Did you know that...

  • There are about eighteen Hmong clans, each of which traces its lineage to a single male ancestor.
  • Members of the same clan consider each other to be kwv tij, translated as "brothers" or "siblings," and they are expected to offer one another mutual support.
  • Contemporary Hmong people cannot be characterized as subscribing to single belief system. Missionaries to Southeast Asia converted many Hmong people to Christianity beginning in the 19th-century and many more have become Christian since emmigrating from Southeast Asia to the West.
  • Many Hmong people, both in Asia and the West, perpetuate traditional spiritual practices that include animism and ancestor worship. According to these beliefs, spirits inhabit animals and other natural objects, but also domestic features, such as doorways. The spirits of deceased ancestors are also thought to influence welfare and health of the living. Individuals perform rituals and supply offerings, including food, and spirit money, to appease the spirits and earn their favor.

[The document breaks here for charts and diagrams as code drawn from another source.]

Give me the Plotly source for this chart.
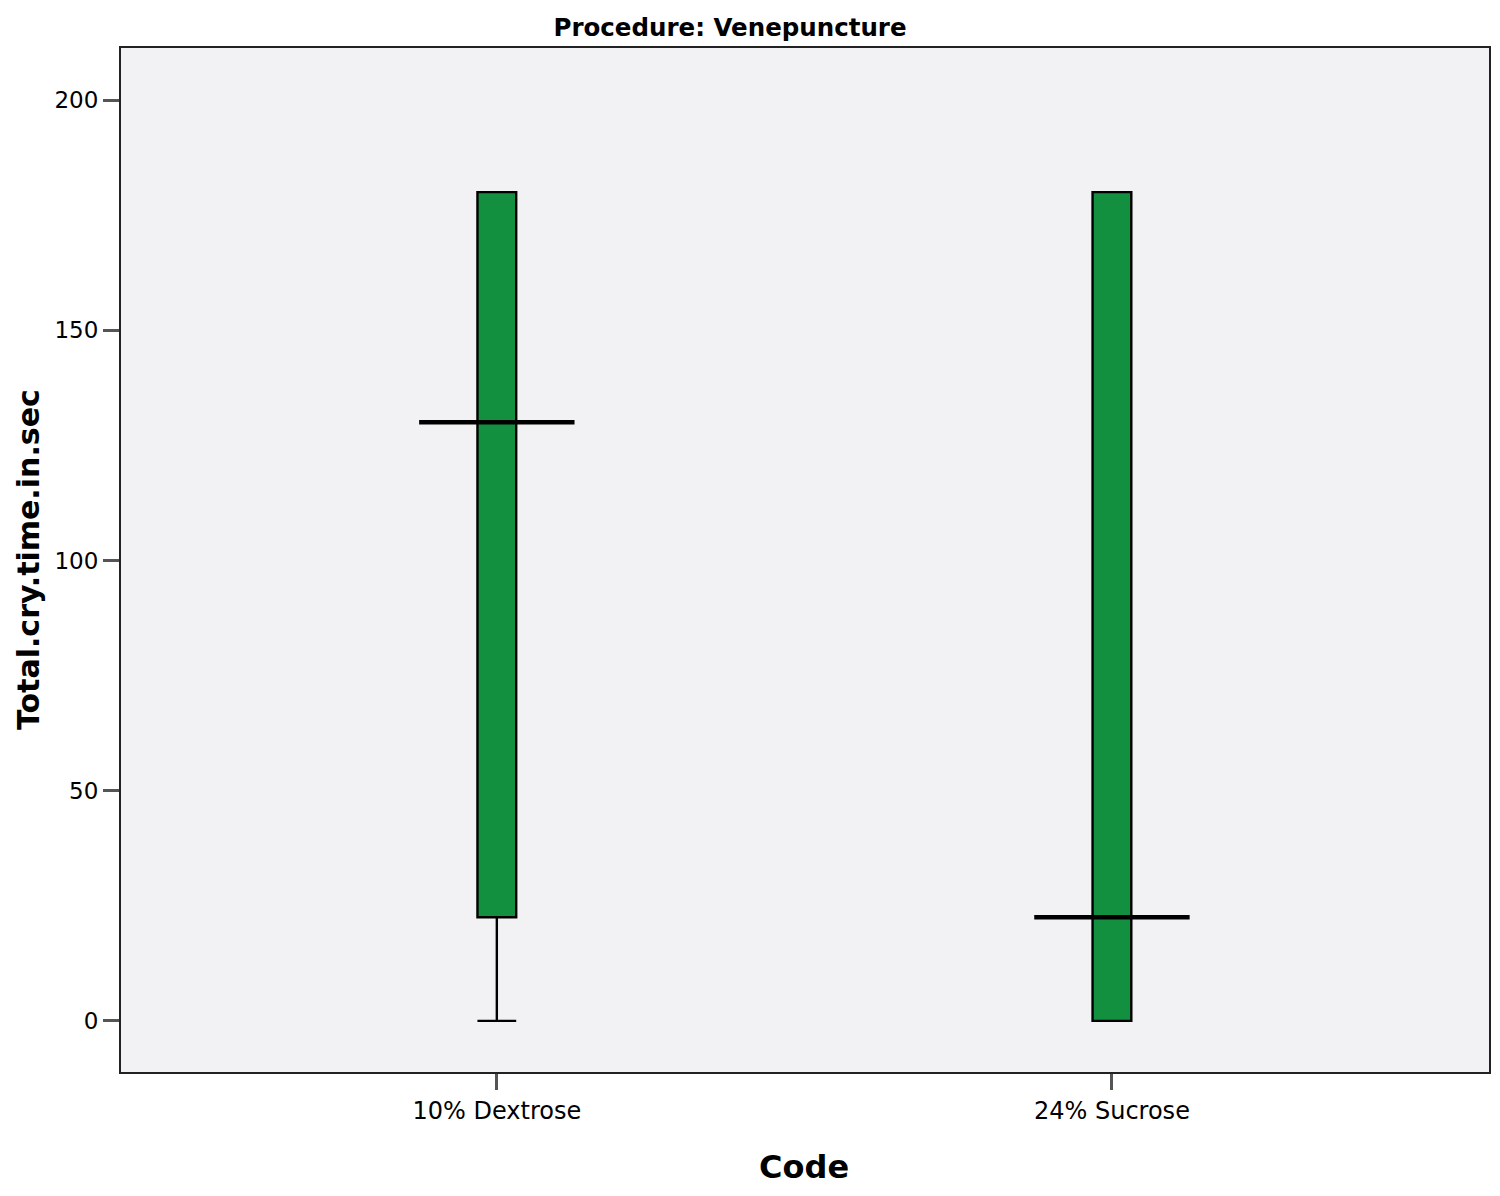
import plotly.graph_objects as go

# SPSS-style boxplot: total cry time by code, venepuncture
codes = ["10% Dextrose", "24% Sucrose"]
lower = [0, 0]
q1 = [22.5, 0]
median = [130, 22.5]
q3 = [180, 180]
upper = [180, 180]

y_ticks = [0, 50, 100, 150, 200]

green = "#12903f"
font_main = "DejaVu Sans, Liberation Sans, Arial, sans-serif"

fig = go.Figure()

fig.add_trace(go.Box(
    x=codes,
    lowerfence=lower,
    q1=q1,
    median=median,
    q3=q3,
    upperfence=upper,
    width=0.063,
    whiskerwidth=1,
    fillcolor=green,
    line=dict(color="black", width=2.4),
    boxpoints=False,
    showlegend=False,
))

# wide median bars as drawn by SPSS
fig.add_trace(go.Scatter(
    x=codes,
    y=median,
    mode="markers",
    marker=dict(symbol="line-ew", size=111,
                line=dict(color="black", width=4.5)),
    showlegend=False,
    hoverinfo="skip",
))

# page body adds an 8px offset, margins compensate for it
fig.update_layout(
    width=1500,
    height=1196,
    margin=dict(l=113, r=19, t=40, b=132),
    paper_bgcolor="white",
    plot_bgcolor="#f2f2f4",
    font=dict(family=font_main, color="black"),
    title=dict(
        text="<b>Procedure: Venepuncture</b>",
        x=722 / 1500, xref="container", xanchor="center",
        y=1 - 19 / 1196, yref="container", yanchor="middle",
        font=dict(size=24.5, color="black"),
    ),
)

fig.update_xaxes(
    type="category",
    range=[-0.611, 1.613],
    showgrid=False,
    showline=True, linecolor="#222", linewidth=2, mirror=True,
    ticks="outside", ticklen=16, tickwidth=3, tickcolor="#555",
    tickfont=dict(size=24),
)
fig.update_yaxes(
    range=[-11.1, 211.3],
    tickvals=y_ticks,
    showgrid=False, zeroline=False,
    showline=True, linecolor="#222", linewidth=2, mirror=True,
    ticks="outside", ticklen=16, tickwidth=3, tickcolor="#555",
    tickfont=dict(size=23),
)

fig.add_annotation(
    text="<b>Code</b>", x=(804 - 121) / 1368, y=-(1167 - 1072) / 1024,
    xref="paper", yref="paper", xanchor="center", yanchor="middle",
    showarrow=False, font=dict(size=32),
)
fig.add_annotation(
    text="<b>Total.cry.time.in.sec</b>", x=-(121 - 28) / 1368, y=0.5,
    xref="paper", yref="paper", xanchor="center", yanchor="middle",
    textangle=-90, showarrow=False, font=dict(size=30),
)

fig.write_html("out.html")
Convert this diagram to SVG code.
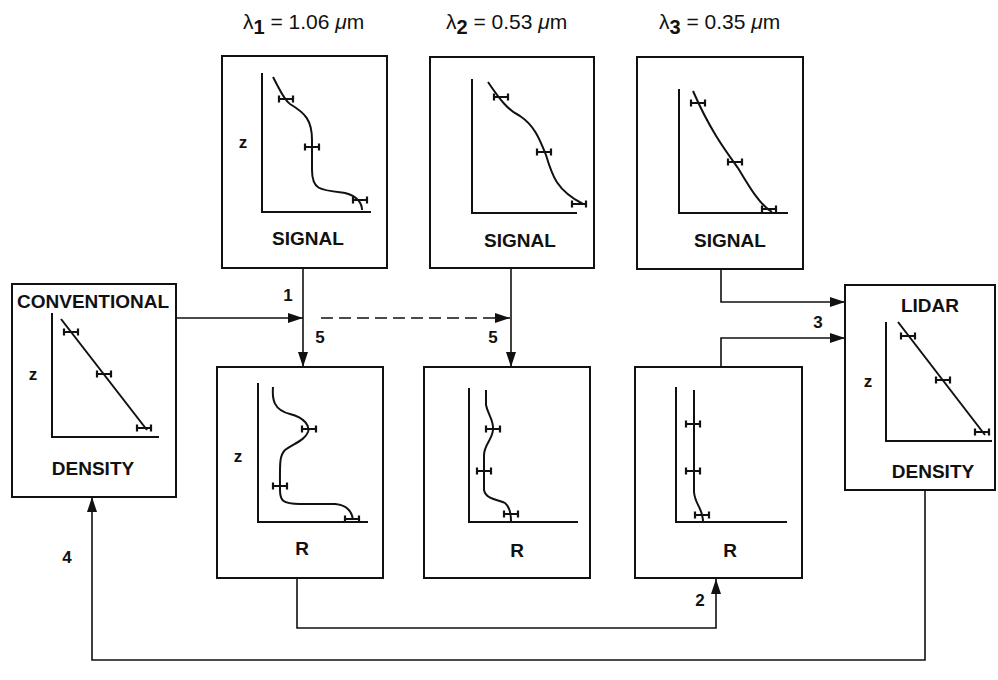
<svg xmlns="http://www.w3.org/2000/svg" width="998" height="680" viewBox="0 0 998 680">
<style>
.box{fill:#fff;stroke:#111;stroke-width:2}
.ax{fill:none;stroke:#111;stroke-width:2}
.cv{fill:none;stroke:#111;stroke-width:2}
.eb{fill:none;stroke:#111;stroke-width:2.2}
.ln{fill:none;stroke:#111;stroke-width:1.6}
.t{font-family:"Liberation Sans",Arial,sans-serif;font-weight:bold;font-size:19px;fill:#111;text-anchor:middle}
.z{font-family:"Liberation Sans",Arial,sans-serif;font-weight:bold;font-size:17px;fill:#111;text-anchor:middle}
.n{font-family:"Liberation Sans",Arial,sans-serif;font-weight:bold;font-size:17px;fill:#111;text-anchor:middle}
.lam{font-family:"Liberation Sans",Arial,sans-serif;font-size:21px;fill:#111}
</style>
<defs>
<marker id="ah" markerUnits="userSpaceOnUse" markerWidth="16" markerHeight="12" refX="15" refY="5" orient="auto">
<path d="M0,0 L15,5 L0,10 z" fill="#111"/>
</marker>
<g id="eb"><path d="M-7,0 H7 M-7,-3.5 V3.5 M7,-3.5 V3.5" class="eb"/></g>
</defs>
<rect width="998" height="680" fill="#fff"/>

<g id="labels">
<text class="lam" x="243" y="29">λ<tspan font-weight="bold" dy="5" font-size="20">1</tspan><tspan dy="-5"> = 1.06 </tspan><tspan font-style="italic">μ</tspan>m</text>
<text class="lam" x="446" y="29">λ<tspan font-weight="bold" dy="5" font-size="20">2</tspan><tspan dy="-5"> = 0.53 </tspan><tspan font-style="italic">μ</tspan>m</text>
<text class="lam" x="659" y="29">λ<tspan font-weight="bold" dy="5" font-size="20">3</tspan><tspan dy="-5"> = 0.35 </tspan><tspan font-style="italic">μ</tspan>m</text>
</g>

<g id="connectors">
<path class="ln" d="M176,318 H303" marker-end="url(#ah)"/>
<path class="ln" d="M321,318 H510" stroke-dasharray="12,6" marker-end="url(#ah)"/>
<path class="ln" d="M303,268 V367" marker-end="url(#ah)"/>
<path class="ln" d="M511,268 V367" marker-end="url(#ah)"/>
<path class="ln" d="M721,269 V302 H845" marker-end="url(#ah)"/>
<path class="ln" d="M721,367 V338 H845" marker-end="url(#ah)"/>
<path class="ln" d="M297,578 V628 H716 V579" marker-end="url(#ah)"/>
<path class="ln" d="M925,490 V660 H92 V497" marker-end="url(#ah)"/>
<text class="n" x="288" y="301">1</text>
<text class="n" x="320" y="343">5</text>
<text class="n" x="493" y="343">5</text>
<text class="n" x="818" y="328">3</text>
<text class="n" x="700" y="606">2</text>
<text class="n" x="67" y="563">4</text>
</g>

<g id="signal1">
<rect class="box" x="222" y="56" width="165" height="212"/>
<path class="ax" d="M262,73 V212 H371"/>
<path class="cv" d="M273,77 C280,90 284,100 290,104 C305,113 312,120 312,140 L312,170 C312,190 320,190 345,193 C358,196 362,204 362,210"/>
<use href="#eb" x="286" y="99"/><use href="#eb" x="312" y="147"/><use href="#eb" x="360" y="200"/>
<text class="z" x="243" y="148">z</text>
<text class="t" x="308" y="245">SIGNAL</text>
</g>

<g id="signal2">
<rect class="box" x="430" y="57" width="164" height="211"/>
<path class="ax" d="M472,79 V213 H577"/>
<path class="cv" d="M488,82 C500,100 508,110 520,116 C535,126 540,140 546,155 C552,175 556,190 583,204"/>
<use href="#eb" x="501" y="97"/><use href="#eb" x="544" y="152"/><use href="#eb" x="579" y="204"/>
<text class="t" x="520" y="247">SIGNAL</text>
</g>

<g id="signal3">
<rect class="box" x="637" y="57" width="166" height="212"/>
<path class="ax" d="M679,89 V213 H788"/>
<path class="cv" d="M693,91 C710,130 725,150 738,168 C750,188 760,205 772,212"/>
<use href="#eb" x="698" y="103"/><use href="#eb" x="735" y="162"/><use href="#eb" x="769" y="209"/>
<text class="t" x="730" y="247">SIGNAL</text>
</g>

<g id="conventional">
<rect class="box" x="12" y="284" width="164" height="213"/>
<path class="ax" d="M52,313 V437 H159"/>
<path class="cv" d="M61,319 L147,430"/>
<use href="#eb" x="71" y="332"/><use href="#eb" x="104" y="374"/><use href="#eb" x="144" y="428"/>
<text class="z" x="33" y="380">z</text>
<text class="t" x="93" y="308">CONVENTIONAL</text>
<text class="t" x="93" y="475">DENSITY</text>
</g>

<g id="lidar">
<rect class="box" x="845" y="285" width="150" height="205"/>
<path class="ax" d="M886,322 V441 H992"/>
<path class="cv" d="M898,322 L985,435"/>
<use href="#eb" x="908" y="336"/><use href="#eb" x="943" y="380"/><use href="#eb" x="982" y="432"/>
<text class="z" x="868" y="387">z</text>
<text class="t" x="930" y="312">LIDAR</text>
<text class="t" x="933" y="478">DENSITY</text>
</g>

<g id="r1">
<rect class="box" x="217" y="367" width="166" height="211"/>
<path class="ax" d="M258,383 V522 H368"/>
<path class="cv" d="M273,387 C272,400 274,410 290,414 C305,418 310,426 308,432 C305,440 295,443 285,450 C279,456 280,465 280,490 C280,500 282,504 300,504 L335,504 C348,505 352,512 353,520"/>
<use href="#eb" x="309" y="429"/><use href="#eb" x="280" y="486"/><use href="#eb" x="352" y="519"/>
<text class="z" x="238" y="462">z</text>
<text class="t" x="302" y="555">R</text>
</g>

<g id="r2">
<rect class="box" x="424" y="367" width="166" height="211"/>
<path class="ax" d="M469,388 V522 H578"/>
<path class="cv" d="M486,390 L486,405 C488,415 494,420 493,430 C492,440 484,445 484,455 L484,490 C486,500 500,500 505,503 C510,507 511,514 511,522"/>
<use href="#eb" x="493" y="429"/><use href="#eb" x="484" y="471"/><use href="#eb" x="511" y="514"/>
<text class="t" x="517" y="557">R</text>
</g>

<g id="r3">
<rect class="box" x="635" y="367" width="167" height="211"/>
<path class="ax" d="M676,387 V522 H787"/>
<path class="cv" d="M694,390 L694,492 C695,505 703,508 703,522"/>
<use href="#eb" x="693" y="424"/><use href="#eb" x="693" y="471"/><use href="#eb" x="702" y="515"/>
<text class="t" x="730" y="557">R</text>
</g>
</svg>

  • The Hmong New Year celebration is a cultural tradition that takes place annually in select areas where large Hmong communities exist, and in a modified form where smaller communities coaggulate. During the New Year celebrations, Hmong dress in traditional clothing and enjoy Hmong traditional foods, dances, music, bull fights, and other forms of entertainment. Hmong New Year celebrations preserve Hmong ethnic traditions and culture, and may also serve to educate those who have interest in Hmong tradition. Hmong New Year celebrations frequently occur in November and December (traditionally at the end of the harvest season when all work is done), serving as a thanksgiving holiday for the Hmong people.